Si Céline Tran Van Chau reconnaît des avancées et une reprise du dialogue, elle émet des doutes, notamment sur les emplacements et sur le nombre de places qui lui paraît limité, car ces emplacements sont dédiés à tous les professionnels de santé de Poitiers, pas à un seul métier. Au-delà de ces places consacrées, la mairie de Poitiers a fait sauter la limite horaire des places "bleues" (arrêt minute) pour les professionnels de santé — ce qui correspond à une cinquantaine de places en plus. Une mesure effective dès le lundi 26 février.
Pas de cadre législatif précis
Ce n'est pas la première fois que les règles changent à Poitiers. En 2017, l'ancienne municipalité avait retiré l'autorisation spéciale de stationnement en ville pour les professionnels de santé. Une décision qui avait déclenché les foudres des organisations professionnelles concernées.
Si la ville de Poitiers tâtonne de cette façon, c'est qu'aucune loi n'encadre clairement cette question. Une circulaire (datant de 1986 !) intime cependant aux agents de faire preuve de "bienveillance et d'indulgence" envers les professionnels de santé, dans le cadre de leur exercice et si le véhicule ne porte atteinte ni à la sécurité des usagers, ni ne gêne excessivement la circulation.
100 euros, 200 euros par an ou gratuité ?
Rien cependant concernant une potentielle ristourne sur le paiement des places de parking. Dans les autres villes de la région, plusieurs municipalités ont décidé d'accorder un abonnement à prix réduit aux professionnels de santé. À La Rochelle, ces professions peuvent se stationner toute la journée pour un abonnement à hauteur de 100 euros par an. À Saintes, un abonnement à 250 euros par an avait fait râler les infirmières qui souhaitaient conserver la gratuité.

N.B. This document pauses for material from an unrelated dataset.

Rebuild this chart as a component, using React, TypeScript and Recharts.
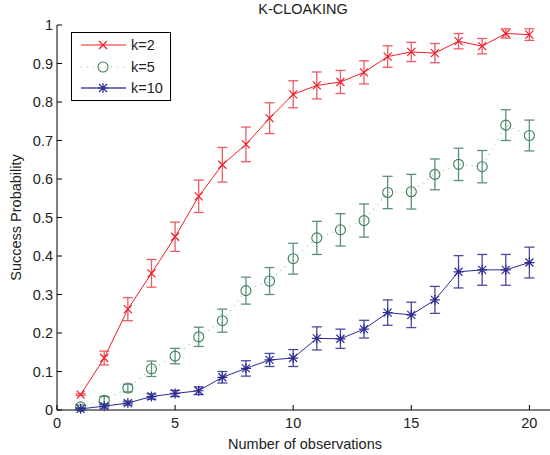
import { LineChart, Line, XAxis, YAxis, ErrorBar } from "recharts";

// observations 1..20
const observations = [1, 2, 3, 4, 5, 6, 7, 8, 9, 10, 11, 12, 13, 14, 15, 16, 17, 18, 19, 20];

const k2 = [0.04, 0.135, 0.262, 0.355, 0.45, 0.555, 0.637, 0.69, 0.758, 0.82, 0.843, 0.852, 0.877, 0.918, 0.93, 0.927, 0.958, 0.945, 0.978, 0.975];
const k2Err = [0.002, 0.018, 0.03, 0.036, 0.038, 0.042, 0.045, 0.045, 0.04, 0.035, 0.035, 0.03, 0.03, 0.028, 0.025, 0.025, 0.02, 0.02, 0.012, 0.015];

const k5 = [0.008, 0.025, 0.057, 0.107, 0.14, 0.19, 0.232, 0.31, 0.335, 0.393, 0.447, 0.468, 0.492, 0.565, 0.567, 0.612, 0.638, 0.632, 0.74, 0.713];
const k5Err = [0.005, 0.01, 0.01, 0.02, 0.02, 0.025, 0.03, 0.035, 0.035, 0.04, 0.043, 0.042, 0.043, 0.042, 0.045, 0.04, 0.042, 0.042, 0.04, 0.04];

const k10 = [0.003, 0.01, 0.018, 0.035, 0.043, 0.05, 0.085, 0.108, 0.13, 0.135, 0.186, 0.185, 0.21, 0.253, 0.247, 0.286, 0.359, 0.364, 0.364, 0.383];
const k10Err = [0.003, 0.005, 0.005, 0.007, 0.008, 0.01, 0.015, 0.02, 0.017, 0.022, 0.03, 0.025, 0.023, 0.033, 0.033, 0.035, 0.042, 0.04, 0.04, 0.04];

const xTicks = [0, 5, 10, 15, 20];
const yTicks = [0, 0.1, 0.2, 0.3, 0.4, 0.5, 0.6, 0.7, 0.8, 0.9, 1];

const data = observations.map((x, i) => ({
  x,
  k2: k2[i],
  k2Err: k2Err[i],
  k5: k5[i],
  k5Err: k5Err[i],
  k10: k10[i],
  k10Err: k10Err[i],
}));

const FONT = '"Liberation Sans", Arial, Helvetica, sans-serif';
const FS = 14.5;
const RED = "#ee1d25";
const GREEN = "#3f7f5c";
const BLUE = "#2c2c92";

function Cross({ cx, cy, color }: { cx: number; cy: number; color: string }) {
  const s = 4;
  return (
    <path
      d={`M${cx - s},${cy - s}L${cx + s},${cy + s}M${cx - s},${cy + s}L${cx + s},${cy - s}`}
      stroke={color}
      strokeWidth={1.2}
      fill="none"
    />
  );
}

function Ring({ cx, cy, color }: { cx: number; cy: number; color: string }) {
  return <circle cx={cx} cy={cy} r={5} stroke={color} strokeWidth={1.1} fill="none" />;
}

function Star({ cx, cy, color }: { cx: number; cy: number; color: string }) {
  const s = 4;
  return (
    <path
      d={`M${cx - s},${cy - s}L${cx + s},${cy + s}M${cx - s},${cy + s}L${cx + s},${cy - s}M${cx - 5},${cy}L${cx + 5},${cy}M${cx},${cy - 5}L${cx},${cy + 5}`}
      stroke={color}
      strokeWidth={1.2}
      fill="none"
    />
  );
}

const fmtY = (v: number) => (v === 0 ? "0" : v === 1 ? "1" : v.toFixed(1));

function YTick(props: any) {
  const { x, y, payload } = props;
  const ax = x + 4;
  return (
    <g>
      <line x1={ax} x2={ax + 5} y1={y} y2={y} stroke="#000" />
      <text x={x} y={y} dy={5} textAnchor="end" fontSize={FS} fontFamily={FONT} fill="#222">
        {fmtY(payload.value)}
      </text>
    </g>
  );
}

function XTick(props: any) {
  const { x, y, payload } = props;
  const ay = y - 18;
  return (
    <g>
      <line x1={x} x2={x} y1={ay} y2={ay - 5} stroke="#000" />
      <text x={x} y={y} textAnchor="middle" fontSize={FS} fontFamily={FONT} fill="#222">
        {payload.value}
      </text>
    </g>
  );
}

function LegendBox() {
  const rows = [
    { label: "k=2", y: 13, line: <line x1={10} x2={55} y1={13} y2={13} stroke={RED} />, mark: <Cross cx={32} cy={13} color={RED} /> },
    { label: "k=5", y: 35, line: <line x1={10} x2={55} y1={35} y2={35} stroke="#9cc0a8" strokeDasharray="1 5" />, mark: <Ring cx={32} cy={35} color={GREEN} /> },
    { label: "k=10", y: 56, line: <line x1={10} x2={55} y1={56} y2={56} stroke="#7474b6" strokeWidth={2} />, mark: <Star cx={32} cy={56} color={BLUE} /> },
  ];
  return (
    <svg width={101} height={70} style={{ display: "block" }}>
      <rect x={0.5} y={0.5} width={99} height={68} fill="#fff" stroke="#000" />
      {rows.map((r) => (
        <g key={r.label}>
          {r.line}
          {r.mark}
          <text x={60} y={r.y} dy={5} fontSize={FS} fontFamily={FONT} fill="#222">
            {r.label}
          </text>
        </g>
      ))}
    </svg>
  );
}

export default function App() {
  return (
    <div style={{ position: "absolute", left: 0, top: 0, width: 550, height: 455, overflow: "hidden", background: "#fff" }}>
      <div
        style={{
          position: "absolute",
          left: 0,
          width: 606,
          top: 0,
          textAlign: "center",
          fontFamily: FONT,
          fontSize: FS,
          lineHeight: "18px",
          color: "#222",
        }}
      >
        K-CLOAKING
      </div>
      <LineChart width={553} height={455} data={data} margin={{ top: 25, right: 0, bottom: 0, left: 0 }}>
        <XAxis
          type="number"
          dataKey="x"
          domain={[0, 21]}
          ticks={xTicks}
          allowDataOverflow
          height={45}
          tickSize={0}
          tickMargin={18}
          tick={<XTick />}
          axisLine={{ stroke: "#000" }}
          label={{ value: "Number of observations", position: "insideBottom", offset: 6, fontSize: FS, fontFamily: FONT, fill: "#222" }}
        />
        <YAxis
          type="number"
          domain={[0, 1]}
          ticks={yTicks}
          width={57}
          tickSize={0}
          tickMargin={4}
          tick={<YTick />}
          axisLine={{ stroke: "#000" }}
          label={({ viewBox }: any) => (
            <text
              x={21}
              y={viewBox.y + viewBox.height / 2}
              transform={`rotate(-90, 21, ${viewBox.y + viewBox.height / 2})`}
              textAnchor="middle"
              fontSize={FS}
              fontFamily={FONT}
              fill="#222"
            >
              Success Probability
            </text>
          )}
        />
        <Line
          dataKey="k2"
          stroke={RED}
          strokeWidth={1}
          isAnimationActive={false}
          dot={(p: any) => <Cross key={`a${p.index}`} cx={p.cx} cy={p.cy} color={RED} />}
        >
          <ErrorBar dataKey="k2Err" width={5} stroke="#ef5b64" strokeWidth={1.3} />
        </Line>
        <Line
          dataKey="k5"
          stroke="#9cc0a8"
          strokeWidth={1.2}
          strokeDasharray="1 5"
          isAnimationActive={false}
          dot={(p: any) => <Ring key={`b${p.index}`} cx={p.cx} cy={p.cy} color={GREEN} />}
        >
          <ErrorBar dataKey="k5Err" width={5} stroke="#5b9274" strokeWidth={1.3} />
        </Line>
        <Line
          dataKey="k10"
          stroke={BLUE}
          strokeWidth={1}
          isAnimationActive={false}
          dot={(p: any) => <Star key={`c${p.index}`} cx={p.cx} cy={p.cy} color={BLUE} />}
        >
          <ErrorBar dataKey="k10Err" width={5} stroke="#4a4aa2" strokeWidth={1.3} />
        </Line>
      </LineChart>
      <div style={{ position: "absolute", left: 71, top: 32 }}>
        <LegendBox />
      </div>
    </div>
  );
}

Pour Céline Tran Van Chau, le montant proposé par la mairie de Poitiers est trop important. "On a fait le calcul dans mon cabinet, si c'est bel et bien à 60 euros par mois et par personne, l'abonnement nous coûtera 4 400 euros par an de frais de stationnement. Nous nous sentons lésés par rapport à nos collègues de périphérie."

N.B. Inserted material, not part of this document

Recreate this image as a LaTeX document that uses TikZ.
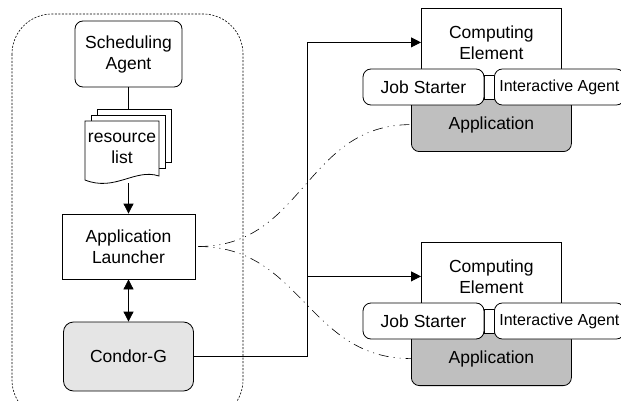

Selon l'adjoint au maire de Poitiers, Amir Mistrih, la solution trouvée par sa municipalité a le mérite d'être respectueuse de la loi et tente de respecter également les autres usagers de la voirie, notamment des trottoirs. Si des ajustements sont à faire, l'adjoint au maire assure qu'ils pourront l'être. Une évaluation de cette méthode autant sur les emplacements que sur le prix est prévue pour septembre prochain.